Ace of Spades by Faridah Àbíké-Íyímídé
Ace of Spades (2021) is Faridah Àbíké-Íyímídé’s first novel. It’s a YA thriller and doesn’t have any speculative elements, but if you like good prose, good characterization and high-suspense thrillers this book might be for you. I was not the target audience for this book, but after the first couple of chapters, I could not put it down.
Chiamaka and Devon are students at an upscale private high school called Niveus Academy. It’s senior year, and the two are each selected to be Senior Prefects (the school, while located in the USA, follows certain British school traditions.) For Chiamaka, this simply ticks another box on her personal to-do list, which include being crowned queen of the school ball and accepted into Yale premed. Devon, a scholarship student, is stunned that he’s been made prefect, because he has no friends and keeps to himself, focusing on his grades and his music. Aside from being prefects, Chi and Devon have only one other thing in common — they are the only Black students in the school.
The book alternates chapters between Devon’s and Chi’s point of view. Soon — very soon — each of them has been targeted by an anonymous poster called Aces, who texts nasty things about them. The things are true. The “poison pen” texter teases bigger scandals to be revealed, and Chi knows that one of them, about her, is devastating. Devon is an even easier target. He is poor, his mother works two jobs to support them, and Devon has delivered drugs for the local dealer from time to time to help his mother out. More personally, Devon likes boys, a fact that wouldn’t really cause a ripple in school, but which Devon desperately wants to keep from his religious mother.
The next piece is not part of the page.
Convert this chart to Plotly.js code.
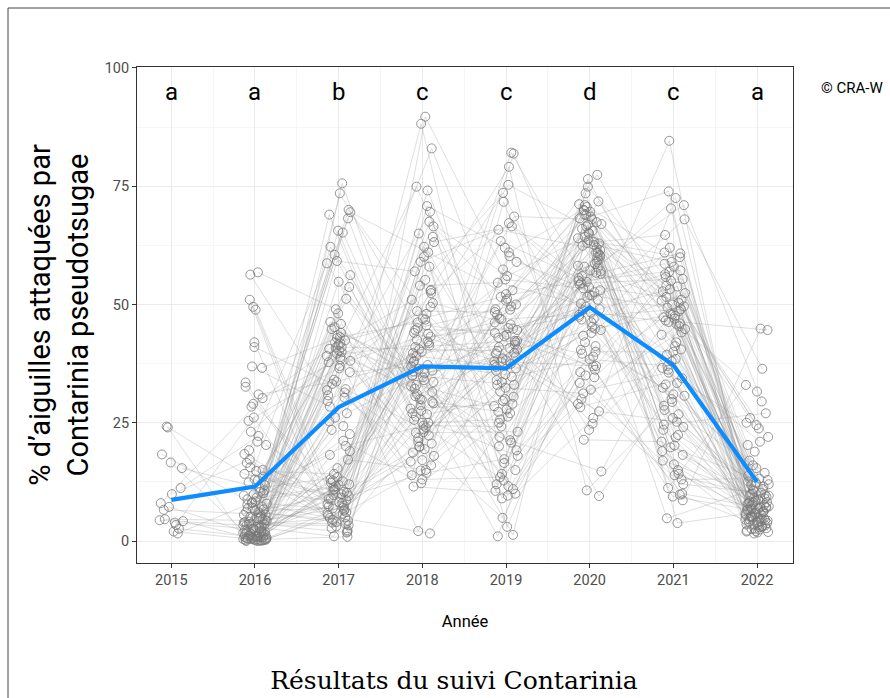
<!DOCTYPE html>
<html>
<head>
<meta charset="utf-8">
<script src="https://cdn.plot.ly/plotly-3.0.1.min.js"></script>
<style>html,body{margin:0;padding:0;background:#fff;}#chart{width:890px;height:698px;}</style>
</head>
<body>
<div id="chart"></div>
<script>
// ---- data ----
const years = [2015, 2016, 2017, 2018, 2019, 2020, 2021, 2022];
const tickLabels = ['2015', '2016', '2017', '2018', '2019', '2020', '2021', '2022'];
const letters = ['a', 'a', 'b', 'c', 'c', 'd', 'c', 'a'];
const means = [8.7, 11.5, 28.3, 36.9, 36.5, 49.4, 37.2, 12.5];

// one value per monitored plot, index i = same plot in every year
const v2015 = [4.4, 24.2, 2.0, 11.2, 6.6, 16.6, 1.6, 8.0, 24.0, 3.9, 15.4, 4.6, 9.9, 2.6, 18.3, 7.2, 3.4, 4.2];
const v2016 = [3.1, 14.2, 0.4, 22.2, 5.6, 1.1, 8.4, 30.2, 0.2, 2.5, 11.2, 4.3, 17.2, 0.8, 6.7, 1.9, 26.1, 0.1,
  9.6, 3.7, 56.8, 2.0, 0.5, 13.0, 7.3, 1.4, 36.9, 4.8, 0.3, 19.2, 2.9, 10.1, 0.6, 49.5, 5.0, 1.7,
  15.6, 0.0, 3.5, 8.8, 41.0, 2.2, 0.9, 28.4, 6.1, 1.3, 12.4, 0.2, 4.6, 33.5, 7.0, 2.7, 0.7, 51.0,
  9.2, 1.6, 16.5, 0.3, 5.3, 3.9, 23.1, 1.0, 11.8, 0.5, 6.4, 36.6, 2.4, 8.0, 0.1, 20.3, 4.1, 1.1,
  13.6, 0.0, 29.0, 5.8, 3.3, 56.3, 0.4, 10.7, 7.7, 42.0, 2.0, 18.4, 0.9, 31.0, 4.4, 25.4, 48.9, 15.0, 32.6,
  0.6, 2.8, 7.9, 1.2, 4.9, 0.2, 3.4, 9.9, 0.8, 5.5, 1.5, 12.8, 0.3, 6.9, 2.3, 0.1, 4.0, 8.2, 1.8, 0.5,
  3.6, 14.8, 0.9, 6.2, 2.6, 10.4, 0.4, 5.1, 21.0];
const v2017 = [40.2, 8.6, 69.0, 3.1, 24.3, 56.2, 11.3, 38.4, 0.9, 62.2, 13.5, 31.4, 5.9, 45.2, 9.9, 70.0, 2.7, 41.5,
  20.1, 7.3, 49.0, 12.6, 35.7, 4.5, 73.5, 10.2, 28.4, 39.6, 6.4, 58.7, 1.0, 44.0, 17.2, 9.0, 65.6, 42.4,
  5.4, 26.1, 75.6, 12.0, 33.2, 8.2, 51.2, 40.6, 4.0, 21.2, 69.5, 10.8, 38.9, 2.3, 46.3, 15.4, 30.3, 7.8,
  60.5, 41.0, 9.5, 23.5, 54.8, 3.6, 37.8, 11.6, 65.2, 19.0, 6.9, 43.1, 27.0, 4.9, 59.2, 10.4, 39.1, 34.1,
  9.2, 68.2, 12.3, 48.1, 5.0, 30.8, 42.0, 8.0, 53.7, 3.9, 36.5, 6.1, 25.3, 33.7, 7.0,
  38.1, 9.7, 41.8, 2.0, 13.0, 43.5, 6.6, 29.6, 10.9, 39.9, 3.3, 44.8, 11.9, 32.1, 8.9, 40.9, 5.7, 22.6,
  12.8, 37.0, 1.8, 18.2, 42.9, 7.5, 31.9, 14.2, 45.9, 4.3];
const v2018 = [31.0, 62.2, 16.0, 44.0, 88.2, 25.0, 38.6, 2.1, 55.2, 29.4, 41.0, 13.0, 67.5, 35.0, 20.0, 48.0, 33.6, 74.9,
  24.4, 43.2, 11.5, 59.0, 37.2, 28.0, 45.0, 19.4, 83.0, 32.2, 40.0, 22.3, 51.0, 36.4, 15.0, 64.3, 26.3, 47.0,
  1.6, 39.7, 30.0, 70.8, 18.0, 42.5, 34.0, 53.1, 25.6, 12.2, 61.0, 36.9, 21.0, 89.7, 31.5, 44.6, 17.1, 58.0,
  27.0, 40.5, 14.4, 66.5, 33.0, 23.0, 49.5, 37.9, 28.7, 74.1, 16.8, 46.2, 35.5, 20.6, 57.0, 29.9, 41.8, 13.9,
  65.0, 24.0, 50.3, 22.9, 34.6, 69.6, 18.7, 54.0, 26.8, 63.2, 48.6, 60.1, 52.4,
  38.1, 27.5, 43.8, 32.7, 21.8, 46.8, 36.0, 30.6, 25.0, 41.3, 34.9, 19.9, 45.6, 29.1, 39.1, 23.6, 52.9, 35.8,
  14.9, 42.2];
const v2019 = [44.0, 9.0, 61.0, 36.5, 20.0, 50.8, 1.3, 39.6, 73.6, 27.0, 42.3, 13.5, 56.0, 33.0, 47.8, 16.5, 82.1, 38.0,
  24.2, 45.0, 10.0, 65.8, 35.2, 29.0, 49.0, 4.9, 40.8, 59.0, 22.0, 43.6, 30.5, 12.0, 71.7, 37.4, 18.0, 51.6,
  26.3, 41.5, 1.0, 62.0, 34.7, 46.2, 14.2, 79.1, 39.0, 25.0, 52.2, 11.0, 36.0, 57.4, 21.3, 44.6, 31.6, 3.0,
  68.6, 40.2, 17.3, 49.6, 28.5, 37.9, 75.3, 15.0, 43.0, 32.4, 53.0, 10.6, 38.6, 60.2, 19.2, 47.0, 27.8, 81.9,
  34.0, 12.8, 45.8, 23.1, 63.4, 9.6, 42.3, 54.6, 30.0, 66.5, 48.4, 33.6, 67.2, 50.0,
  41.0, 38.2, 44.9, 36.8, 29.6, 48.9, 40.5, 25.7, 51.2, 39.8, 33.0, 43.3, 20.8, 37.2, 46.9, 11.6, 42.0, 27.3,
  55.3];
const v2020 = [62.0, 33.4, 70.6, 47.0, 56.5, 21.4, 68.6, 51.0, 40.4, 74.9, 58.6, 29.0, 64.3, 45.3, 9.5, 66.0, 53.6, 37.0,
  71.2, 49.5, 26.0, 61.5, 43.4, 57.2, 77.4, 35.7, 63.0, 52.6, 14.7, 69.0, 46.2, 59.4, 30.0, 65.2, 41.2, 55.0,
  73.5, 24.8, 60.5, 48.8, 38.4, 67.4, 54.2, 10.7, 62.6, 44.6, 70.0, 32.0, 57.8, 50.2, 76.5, 36.2, 64.0, 42.0,
  68.0, 27.4, 56.0, 23.5, 61.0, 47.4, 66.5, 39.0, 53.0, 31.2, 69.6, 60.0, 28.3, 51.6, 34.6, 67.0, 58.0, 44.0,
  71.8, 46.8, 63.6, 40.0, 55.6, 35.0, 65.6, 49.0, 62.4, 52.0, 59.0, 68.2, 54.8,
  63.2, 57.0, 69.9, 48.3, 60.9, 54.5, 66.8, 44.9, 58.2, 71.0, 51.9, 62.9, 39.6, 65.0, 56.7, 47.8, 68.9, 36.9,
  60.2, 53.4];
const v2021 = [47.0, 13.0, 61.0, 30.0, 50.4, 21.0, 73.9, 38.5, 8.6, 55.8, 26.0, 46.0, 17.0, 62.0, 33.4, 49.6, 4.8, 58.0,
  40.5, 24.6, 70.3, 15.0, 52.4, 36.2, 47.6, 10.0, 64.7, 29.4, 45.4, 19.0, 84.6, 42.0, 12.0, 54.0, 31.0, 57.2,
  23.5, 48.0, 3.8, 68.0, 37.0, 20.2, 51.0, 27.7, 59.0, 14.2, 43.6, 35.6, 72.5, 18.2, 46.6, 9.4, 60.0, 32.4,
  53.2, 25.2, 71.0, 39.4, 16.2, 49.0, 28.6, 55.0, 22.4, 44.8, 11.2, 41.2, 34.4, 56.4, 50.0,
  48.6, 36.6, 56.9, 45.9, 24.1, 51.6, 40.0, 60.8, 47.3, 19.8, 53.8, 30.7, 49.3, 13.9, 44.1, 58.6, 38.0, 26.8,
  50.8, 46.3, 21.9, 55.4, 33.1, 47.9, 9.8, 52.8];
const v2022 = [5.0, 13.2, 2.7, 8.4, 24.5, 6.2, 3.5, 10.6, 44.9, 4.3, 7.4, 1.8, 9.0, 20.3, 5.7, 3.0, 12.0, 6.8,
  4.0, 27.0, 8.0, 2.1, 11.0, 5.5, 16.0, 7.1, 3.8, 9.8, 31.6, 4.8, 6.5, 1.6, 10.2, 22.0, 5.2, 8.7,
  3.3, 12.6, 6.0, 36.4, 4.5, 7.7, 2.4, 9.4, 17.0, 5.9, 11.5, 25.0, 3.6, 8.9, 44.6, 6.6, 4.9, 14.4,
  7.9, 2.6, 29.5, 9.6, 5.3, 23.8, 7.2, 4.1, 12.3, 6.1, 33.0, 10.9, 21.0, 8.2, 26.0,
  3.9, 7.6, 2.2, 9.2, 5.6, 1.9, 11.8, 6.9, 4.4, 13.8, 8.5, 3.1, 5.8, 10.0, 2.9, 7.0, 4.6, 15.4,
  6.3, 2.0, 8.1, 4.2, 12.9, 5.1, 3.4, 9.9, 6.7, 18.9, 4.7, 7.3, 2.5];

const byYear = [v2015, v2016, v2017, v2018, v2019, v2020, v2021, v2022];

// ---- build traces ----
function jit(i, k) { return 0.14 * (((i * 53 + k * 31) % 41) / 20 - 1); }

const nPlots = Math.max(...byYear.map(a => a.length));
const lx = [], ly = [], px = [], py = [];
for (let i = 0; i < nPlots; i++) {
  for (let k = 0; k < years.length; k++) {
    const v = byYear[k][i];
    if (v === undefined) { lx.push(null); ly.push(null); }
    else {
      const x = years[k] + jit(i, k);
      lx.push(x); ly.push(v); px.push(x); py.push(v);
    }
  }
  lx.push(null); ly.push(null);
}

const FONT = 'Roboto, "Noto Sans", sans-serif';

const traces = [
  { type: 'scatter', mode: 'lines', x: lx, y: ly, connectgaps: false, hoverinfo: 'skip',
    line: { color: 'rgba(140,140,140,0.28)', width: 1 }, showlegend: false },
  { type: 'scatter', mode: 'markers', x: px, y: py, hoverinfo: 'skip',
    marker: { symbol: 'circle-open', size: 9, color: 'rgba(120,120,120,0.85)', line: { width: 0.9 } }, showlegend: false },
  { type: 'scatter', mode: 'lines', x: years, y: means, hoverinfo: 'skip',
    line: { color: '#0d8cff', width: 4.2 }, showlegend: false }
];

const annotations = years.map((yr, k) => ({
  x: yr, y: 95, xref: 'x', yref: 'y', text: letters[k], showarrow: false,
  xanchor: 'center', yanchor: 'middle', font: { family: FONT, size: 24, color: '#000' }
}));
annotations.push({
  x: (819 - 137) / 656, y: (563 - 88) / 496, xref: 'paper', yref: 'paper', text: '© CRA-W',
  showarrow: false, xanchor: 'left', yanchor: 'middle', font: { family: FONT, size: 15, color: '#000' }
});

const layout = {
  width: 890, height: 698,
  margin: { l: 137, r: 97, t: 67, b: 135, pad: 0 },
  paper_bgcolor: '#fff', plot_bgcolor: '#fff',
  font: { family: FONT },
  title: {
    text: 'Résultats du suivi Contarinia', xref: 'container', yref: 'container',
    x: 454 / 890, xanchor: 'center', y: 1 - 680 / 698, yanchor: 'middle',
    font: { family: '"DejaVu Serif", "Liberation Serif", serif', size: 25, color: '#000' }
  },
  xaxis: {
    range: [2014.59, 2022.43], tickmode: 'array', tickvals: years, ticktext: tickLabels,
    showgrid: true, gridcolor: '#ebebeb', gridwidth: 1, zeroline: false,
    minor: { tick0: 2014.5, dtick: 1, showgrid: true, gridcolor: '#f2f2f2', gridwidth: 0.7, ticks: '' },
    ticks: 'outside', ticklen: 4, tickcolor: '#333', tickwidth: 1,
    showline: true, mirror: true, linecolor: '#333', linewidth: 1,
    tickfont: { family: FONT, size: 14.5, color: '#4d4d4d' },
    title: { text: 'Année', standoff: 27, font: { family: FONT, size: 16.5, color: '#000' } }
  },
  yaxis: {
    range: [-4.65, 100.2], tickmode: 'array', tickvals: [0, 25, 50, 75, 100],
    showgrid: true, gridcolor: '#ebebeb', gridwidth: 1, zeroline: false,
    minor: { tick0: 12.5, dtick: 25, showgrid: true, gridcolor: '#f2f2f2', gridwidth: 0.7, ticks: '' },
    ticks: 'outside', ticklen: 4, tickcolor: '#333', tickwidth: 1,
    showline: true, mirror: true, linecolor: '#333', linewidth: 1,
    tickfont: { family: FONT, size: 14.5, color: '#4d4d4d' },
    title: { text: '% d’aiguilles attaquées par<br>Contarinia pseudotsugae', standoff: 7,
      font: { family: FONT, size: 29, color: '#000' } }
  },
  annotations: annotations,
  shapes: [{
    type: 'rect', xref: 'paper', yref: 'paper',
    x0: (8 - 137) / 656, x1: (905 - 137) / 656, y0: (563 - 710) / 496, y1: (563 - 8) / 496,
    line: { color: '#444', width: 1 }, fillcolor: 'rgba(0,0,0,0)', layer: 'below'
  }],
  showlegend: false
};

Plotly.newPlot('chart', traces, layout, { staticPlot: true, displayModeBar: false });
</script>
</body>
</html>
The harassment escalates, and neither Devon nor Chi can find a single ally. The new headmaster, in a pretzel-worthy act of twisted logic, blames them, implying that each of them is targeting the other. The attacks become more personal and far scarier as the students find their privacy invaded, not only at school but at home — and they both figure out that there is more than one person behind this. It’s not likely to be a student because they have access to too much information. Item by item, Aces rips apart Devon’s and Chi’s dreams, and no one will help them.
I thought I understood Devon immediately. Because Chiamaka is a social girl, the Queen of the Halls, and somewhat of a Mean Girl, I didn’t warm up to her as quickly, but what drives her becomes clear and it isn’t shallow. Halfway through Ace of Spades, Chi is unable to straighten her hair one morning because of a power outage. She thinks that she doesn’t hate her hair, and she doesn’t have to — everyone at school hates it for her. If I hadn’t started understanding Chiamaka before, that sentence would have opened the door for me. Both the main characters are complicated and engaging.
Àbíké-Íyímídé creates a sense of complete invasion, with no safe space, no one the two students can turn to, and deepens the paranoia — except it really isn’t paranoia. How do you fight back when every domain of your life has been invaded?
Ace of Spades lets us in on the reasoning Devon and Chiamaka use to suss out the identity of Aces, so it isn’t a reveal or a surprise but a slow dawning of realization. The two have a desperate plan to confront their attackers, and I’m pretty sure I was holding my breath during the final pages of the book. And the final page — the final-final — is simply one of the best endings I’ve read.
The book owes a debt to the TV show Gossip Girl, which the author acknowledges in her Afterword.
One poster on Goodreads felt that the level of the conspiracy uncovered at the end was not plausible. I thought it was. First of all, I assumed that part of the book’s purpose was to literalize behaviors that happen all around us all the time. I’m white. I don’t see them because they don’t happen to me. If you want to argue that nobody could maintain a conspiracy this complex this long, then I suggest you read a few more thrillers.
Ace of Spades is definitely for young adults. The prose is sharp and precise, the story terrifying, and our two main characters are fighters we care about. This is an excellent debut and I’ll be watching for more books by Faridah Àbíké-Íyímídé.